> **RECORDS FOR PROCESSING**
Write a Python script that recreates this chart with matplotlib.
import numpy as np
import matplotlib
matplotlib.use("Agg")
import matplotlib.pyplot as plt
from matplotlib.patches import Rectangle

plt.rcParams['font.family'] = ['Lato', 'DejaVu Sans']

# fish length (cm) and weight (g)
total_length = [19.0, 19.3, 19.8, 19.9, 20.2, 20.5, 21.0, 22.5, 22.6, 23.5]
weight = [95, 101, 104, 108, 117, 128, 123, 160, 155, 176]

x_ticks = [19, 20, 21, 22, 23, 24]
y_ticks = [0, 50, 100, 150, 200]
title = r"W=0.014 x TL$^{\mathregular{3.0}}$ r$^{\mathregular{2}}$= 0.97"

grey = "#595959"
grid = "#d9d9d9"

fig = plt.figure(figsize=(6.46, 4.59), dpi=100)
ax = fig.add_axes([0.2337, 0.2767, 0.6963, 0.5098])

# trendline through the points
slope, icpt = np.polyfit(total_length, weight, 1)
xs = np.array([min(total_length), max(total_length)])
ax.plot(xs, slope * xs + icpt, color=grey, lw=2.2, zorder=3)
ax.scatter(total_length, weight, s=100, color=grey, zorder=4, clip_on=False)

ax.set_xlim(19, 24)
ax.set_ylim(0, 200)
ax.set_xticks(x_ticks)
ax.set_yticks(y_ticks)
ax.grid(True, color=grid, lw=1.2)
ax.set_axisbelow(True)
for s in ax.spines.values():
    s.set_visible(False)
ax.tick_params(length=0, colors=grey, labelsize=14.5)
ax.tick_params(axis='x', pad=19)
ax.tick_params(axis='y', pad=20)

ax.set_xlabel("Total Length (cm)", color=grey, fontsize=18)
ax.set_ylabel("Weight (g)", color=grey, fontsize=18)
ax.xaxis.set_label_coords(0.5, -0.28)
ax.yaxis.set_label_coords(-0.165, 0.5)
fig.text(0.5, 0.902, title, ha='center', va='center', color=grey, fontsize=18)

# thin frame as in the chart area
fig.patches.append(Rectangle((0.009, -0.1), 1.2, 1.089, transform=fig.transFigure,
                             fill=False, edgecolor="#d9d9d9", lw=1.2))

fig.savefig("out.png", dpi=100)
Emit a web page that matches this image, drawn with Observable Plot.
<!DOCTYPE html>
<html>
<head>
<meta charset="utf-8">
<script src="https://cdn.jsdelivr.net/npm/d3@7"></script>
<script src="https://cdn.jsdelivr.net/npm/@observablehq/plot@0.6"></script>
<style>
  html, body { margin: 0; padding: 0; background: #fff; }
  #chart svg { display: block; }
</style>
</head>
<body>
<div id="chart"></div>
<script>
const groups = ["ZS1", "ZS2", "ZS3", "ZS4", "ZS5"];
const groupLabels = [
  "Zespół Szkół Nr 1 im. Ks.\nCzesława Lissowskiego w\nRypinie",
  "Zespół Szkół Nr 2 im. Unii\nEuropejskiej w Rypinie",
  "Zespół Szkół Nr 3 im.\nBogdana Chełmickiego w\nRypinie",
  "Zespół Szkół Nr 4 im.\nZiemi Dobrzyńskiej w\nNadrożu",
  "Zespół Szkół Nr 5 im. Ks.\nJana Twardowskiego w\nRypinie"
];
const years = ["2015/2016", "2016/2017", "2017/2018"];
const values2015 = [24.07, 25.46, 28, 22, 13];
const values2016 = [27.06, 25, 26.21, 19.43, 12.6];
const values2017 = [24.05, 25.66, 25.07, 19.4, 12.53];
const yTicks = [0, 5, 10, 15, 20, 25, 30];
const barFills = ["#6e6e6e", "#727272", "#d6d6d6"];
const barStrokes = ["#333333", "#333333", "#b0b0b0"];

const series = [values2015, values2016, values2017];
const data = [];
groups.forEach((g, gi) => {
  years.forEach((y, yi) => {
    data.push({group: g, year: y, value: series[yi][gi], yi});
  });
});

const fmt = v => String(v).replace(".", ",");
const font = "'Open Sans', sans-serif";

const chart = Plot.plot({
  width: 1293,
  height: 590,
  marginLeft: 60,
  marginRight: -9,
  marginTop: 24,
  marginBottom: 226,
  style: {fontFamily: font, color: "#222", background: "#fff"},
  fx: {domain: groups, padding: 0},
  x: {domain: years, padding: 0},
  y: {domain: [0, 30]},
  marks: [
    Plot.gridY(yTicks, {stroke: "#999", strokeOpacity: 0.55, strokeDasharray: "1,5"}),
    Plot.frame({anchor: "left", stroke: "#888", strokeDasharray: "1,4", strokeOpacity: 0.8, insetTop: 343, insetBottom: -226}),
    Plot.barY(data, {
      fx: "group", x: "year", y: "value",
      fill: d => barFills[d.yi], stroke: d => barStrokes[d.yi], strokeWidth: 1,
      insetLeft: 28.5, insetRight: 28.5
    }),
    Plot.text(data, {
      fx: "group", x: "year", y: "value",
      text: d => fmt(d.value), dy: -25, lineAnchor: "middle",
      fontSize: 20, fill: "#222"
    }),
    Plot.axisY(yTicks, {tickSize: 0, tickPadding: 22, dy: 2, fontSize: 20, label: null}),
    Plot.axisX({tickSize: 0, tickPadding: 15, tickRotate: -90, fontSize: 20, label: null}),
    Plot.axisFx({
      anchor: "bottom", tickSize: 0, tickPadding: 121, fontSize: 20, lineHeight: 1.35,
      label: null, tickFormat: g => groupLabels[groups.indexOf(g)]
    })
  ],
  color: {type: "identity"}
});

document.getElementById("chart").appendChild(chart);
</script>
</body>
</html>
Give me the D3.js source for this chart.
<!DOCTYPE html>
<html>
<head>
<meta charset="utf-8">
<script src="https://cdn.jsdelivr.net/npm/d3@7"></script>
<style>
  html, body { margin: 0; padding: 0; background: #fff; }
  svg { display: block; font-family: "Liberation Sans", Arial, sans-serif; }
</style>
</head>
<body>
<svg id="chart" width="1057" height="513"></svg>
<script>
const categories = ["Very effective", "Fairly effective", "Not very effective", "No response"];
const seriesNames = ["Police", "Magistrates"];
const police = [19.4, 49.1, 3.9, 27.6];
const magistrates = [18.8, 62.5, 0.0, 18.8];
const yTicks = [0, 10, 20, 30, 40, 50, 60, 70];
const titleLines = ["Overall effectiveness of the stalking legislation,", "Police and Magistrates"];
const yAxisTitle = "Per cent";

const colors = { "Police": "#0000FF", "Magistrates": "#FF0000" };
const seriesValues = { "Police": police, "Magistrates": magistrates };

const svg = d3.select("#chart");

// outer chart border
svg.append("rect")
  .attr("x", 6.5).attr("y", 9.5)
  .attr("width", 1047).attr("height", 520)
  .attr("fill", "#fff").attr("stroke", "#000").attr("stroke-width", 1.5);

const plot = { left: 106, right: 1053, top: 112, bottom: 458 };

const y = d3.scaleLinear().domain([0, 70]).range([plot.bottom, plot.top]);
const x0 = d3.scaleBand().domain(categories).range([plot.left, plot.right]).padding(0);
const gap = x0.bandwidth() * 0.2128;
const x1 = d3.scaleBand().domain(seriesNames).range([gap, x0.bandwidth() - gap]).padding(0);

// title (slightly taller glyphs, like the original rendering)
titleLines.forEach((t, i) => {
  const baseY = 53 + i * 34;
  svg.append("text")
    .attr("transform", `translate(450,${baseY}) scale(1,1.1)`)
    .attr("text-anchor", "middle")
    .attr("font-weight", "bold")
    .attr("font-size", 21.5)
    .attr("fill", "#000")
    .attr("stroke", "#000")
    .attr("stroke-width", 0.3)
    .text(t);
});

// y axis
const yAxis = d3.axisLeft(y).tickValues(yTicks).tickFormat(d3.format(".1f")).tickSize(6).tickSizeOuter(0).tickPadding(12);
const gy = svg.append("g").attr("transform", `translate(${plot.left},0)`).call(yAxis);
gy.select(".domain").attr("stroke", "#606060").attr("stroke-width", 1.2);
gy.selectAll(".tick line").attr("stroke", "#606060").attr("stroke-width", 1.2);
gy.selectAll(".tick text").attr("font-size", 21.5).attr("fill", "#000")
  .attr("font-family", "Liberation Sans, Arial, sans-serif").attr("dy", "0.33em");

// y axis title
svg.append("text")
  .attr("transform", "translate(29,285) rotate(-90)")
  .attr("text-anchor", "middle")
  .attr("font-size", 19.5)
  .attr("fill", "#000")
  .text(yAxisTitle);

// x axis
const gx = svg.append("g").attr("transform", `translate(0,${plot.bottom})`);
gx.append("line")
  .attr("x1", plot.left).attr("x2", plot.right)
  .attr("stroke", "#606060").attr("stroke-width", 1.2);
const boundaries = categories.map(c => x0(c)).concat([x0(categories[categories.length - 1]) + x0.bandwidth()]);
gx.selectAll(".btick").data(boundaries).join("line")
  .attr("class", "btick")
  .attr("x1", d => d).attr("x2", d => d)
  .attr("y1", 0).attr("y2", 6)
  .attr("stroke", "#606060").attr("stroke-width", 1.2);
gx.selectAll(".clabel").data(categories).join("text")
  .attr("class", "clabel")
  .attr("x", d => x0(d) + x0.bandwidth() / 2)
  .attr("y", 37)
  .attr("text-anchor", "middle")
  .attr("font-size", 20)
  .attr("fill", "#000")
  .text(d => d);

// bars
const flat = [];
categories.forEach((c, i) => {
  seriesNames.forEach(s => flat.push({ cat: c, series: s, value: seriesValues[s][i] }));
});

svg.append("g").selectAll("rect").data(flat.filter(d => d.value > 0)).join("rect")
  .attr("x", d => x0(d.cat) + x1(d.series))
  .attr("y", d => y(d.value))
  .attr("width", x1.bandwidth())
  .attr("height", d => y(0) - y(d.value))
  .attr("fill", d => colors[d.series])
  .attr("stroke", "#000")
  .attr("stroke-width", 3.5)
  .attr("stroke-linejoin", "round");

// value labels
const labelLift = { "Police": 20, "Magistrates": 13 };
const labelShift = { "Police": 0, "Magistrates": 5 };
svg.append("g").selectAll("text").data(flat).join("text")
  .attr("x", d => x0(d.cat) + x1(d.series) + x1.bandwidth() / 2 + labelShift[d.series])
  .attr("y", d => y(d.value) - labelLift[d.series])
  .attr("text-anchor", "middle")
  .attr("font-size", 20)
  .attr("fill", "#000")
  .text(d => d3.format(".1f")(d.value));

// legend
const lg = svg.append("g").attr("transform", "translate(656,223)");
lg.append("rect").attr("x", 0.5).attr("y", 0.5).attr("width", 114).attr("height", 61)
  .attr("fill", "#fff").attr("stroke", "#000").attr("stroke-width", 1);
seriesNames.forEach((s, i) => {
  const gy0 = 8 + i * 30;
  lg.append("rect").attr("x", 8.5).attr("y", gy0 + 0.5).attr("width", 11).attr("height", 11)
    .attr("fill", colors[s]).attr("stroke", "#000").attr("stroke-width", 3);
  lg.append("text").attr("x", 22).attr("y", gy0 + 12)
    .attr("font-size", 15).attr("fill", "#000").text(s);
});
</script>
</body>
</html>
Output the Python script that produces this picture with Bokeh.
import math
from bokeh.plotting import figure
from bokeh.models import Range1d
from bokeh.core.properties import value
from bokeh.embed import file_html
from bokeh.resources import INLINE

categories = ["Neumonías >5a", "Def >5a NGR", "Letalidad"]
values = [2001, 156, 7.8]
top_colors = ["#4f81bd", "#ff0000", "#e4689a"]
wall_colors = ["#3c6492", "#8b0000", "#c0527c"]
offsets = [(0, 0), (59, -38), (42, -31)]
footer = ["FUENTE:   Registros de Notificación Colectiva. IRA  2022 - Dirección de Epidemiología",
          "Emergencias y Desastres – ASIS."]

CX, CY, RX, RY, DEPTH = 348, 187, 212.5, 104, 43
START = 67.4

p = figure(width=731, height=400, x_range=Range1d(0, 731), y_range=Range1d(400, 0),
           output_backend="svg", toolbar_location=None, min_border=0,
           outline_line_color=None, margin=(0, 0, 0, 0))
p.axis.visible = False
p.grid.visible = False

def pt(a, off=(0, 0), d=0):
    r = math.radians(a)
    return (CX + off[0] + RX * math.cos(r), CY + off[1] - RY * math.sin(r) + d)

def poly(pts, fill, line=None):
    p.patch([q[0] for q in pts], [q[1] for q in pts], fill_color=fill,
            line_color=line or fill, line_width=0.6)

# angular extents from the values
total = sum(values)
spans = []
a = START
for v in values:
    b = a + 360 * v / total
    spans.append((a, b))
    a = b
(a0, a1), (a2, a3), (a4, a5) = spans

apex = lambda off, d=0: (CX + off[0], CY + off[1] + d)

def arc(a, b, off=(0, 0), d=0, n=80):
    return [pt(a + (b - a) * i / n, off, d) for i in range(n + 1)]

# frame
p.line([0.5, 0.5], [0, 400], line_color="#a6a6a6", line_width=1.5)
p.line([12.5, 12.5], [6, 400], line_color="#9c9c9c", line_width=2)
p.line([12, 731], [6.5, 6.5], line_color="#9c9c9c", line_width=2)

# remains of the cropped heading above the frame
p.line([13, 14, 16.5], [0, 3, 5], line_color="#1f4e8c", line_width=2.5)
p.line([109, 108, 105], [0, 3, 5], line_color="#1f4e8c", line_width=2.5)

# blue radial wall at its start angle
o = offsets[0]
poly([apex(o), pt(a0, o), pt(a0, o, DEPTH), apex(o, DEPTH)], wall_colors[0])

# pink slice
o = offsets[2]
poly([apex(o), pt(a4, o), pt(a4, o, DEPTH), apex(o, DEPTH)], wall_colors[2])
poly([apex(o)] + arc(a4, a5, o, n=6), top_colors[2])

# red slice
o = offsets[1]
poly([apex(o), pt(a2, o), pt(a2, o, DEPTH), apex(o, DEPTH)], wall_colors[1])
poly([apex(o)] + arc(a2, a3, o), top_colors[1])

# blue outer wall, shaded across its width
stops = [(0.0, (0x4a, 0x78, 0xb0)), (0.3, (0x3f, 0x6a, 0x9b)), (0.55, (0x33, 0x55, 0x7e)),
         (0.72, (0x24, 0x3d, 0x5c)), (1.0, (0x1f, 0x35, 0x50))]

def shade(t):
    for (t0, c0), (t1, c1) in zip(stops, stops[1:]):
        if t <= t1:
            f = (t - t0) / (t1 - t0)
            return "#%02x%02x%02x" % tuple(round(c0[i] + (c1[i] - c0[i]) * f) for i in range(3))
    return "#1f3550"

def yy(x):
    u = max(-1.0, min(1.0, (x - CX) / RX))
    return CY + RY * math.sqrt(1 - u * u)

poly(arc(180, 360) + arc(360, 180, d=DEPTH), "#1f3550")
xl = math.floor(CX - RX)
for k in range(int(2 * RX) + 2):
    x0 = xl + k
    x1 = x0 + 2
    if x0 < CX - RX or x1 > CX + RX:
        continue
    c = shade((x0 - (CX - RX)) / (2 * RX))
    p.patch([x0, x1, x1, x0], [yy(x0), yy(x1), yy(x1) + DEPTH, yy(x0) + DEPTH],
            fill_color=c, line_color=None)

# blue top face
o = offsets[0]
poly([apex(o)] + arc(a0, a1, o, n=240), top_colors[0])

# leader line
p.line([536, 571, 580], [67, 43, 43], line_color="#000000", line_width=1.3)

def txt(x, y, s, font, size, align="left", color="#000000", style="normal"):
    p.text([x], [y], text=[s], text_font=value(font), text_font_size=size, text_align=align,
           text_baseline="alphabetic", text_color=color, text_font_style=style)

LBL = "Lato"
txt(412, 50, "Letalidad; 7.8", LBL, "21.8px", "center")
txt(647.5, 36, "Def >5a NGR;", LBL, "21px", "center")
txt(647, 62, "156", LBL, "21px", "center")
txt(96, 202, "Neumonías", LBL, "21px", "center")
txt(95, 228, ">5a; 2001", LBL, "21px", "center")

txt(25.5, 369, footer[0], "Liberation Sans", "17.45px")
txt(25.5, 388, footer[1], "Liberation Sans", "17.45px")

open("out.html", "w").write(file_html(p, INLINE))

> **REQUIREMENTS**
Exactly as written, return the lines from the line containing "Output the Python" through the line containing "from bokeh.resources import INLINE", both included.

> **EXERCISE RESULT**
Output the Python script that produces this picture with Bokeh.
import math
from bokeh.plotting import figure
from bokeh.models import Range1d
from bokeh.core.properties import value
from bokeh.embed import file_html
from bokeh.resources import INLINE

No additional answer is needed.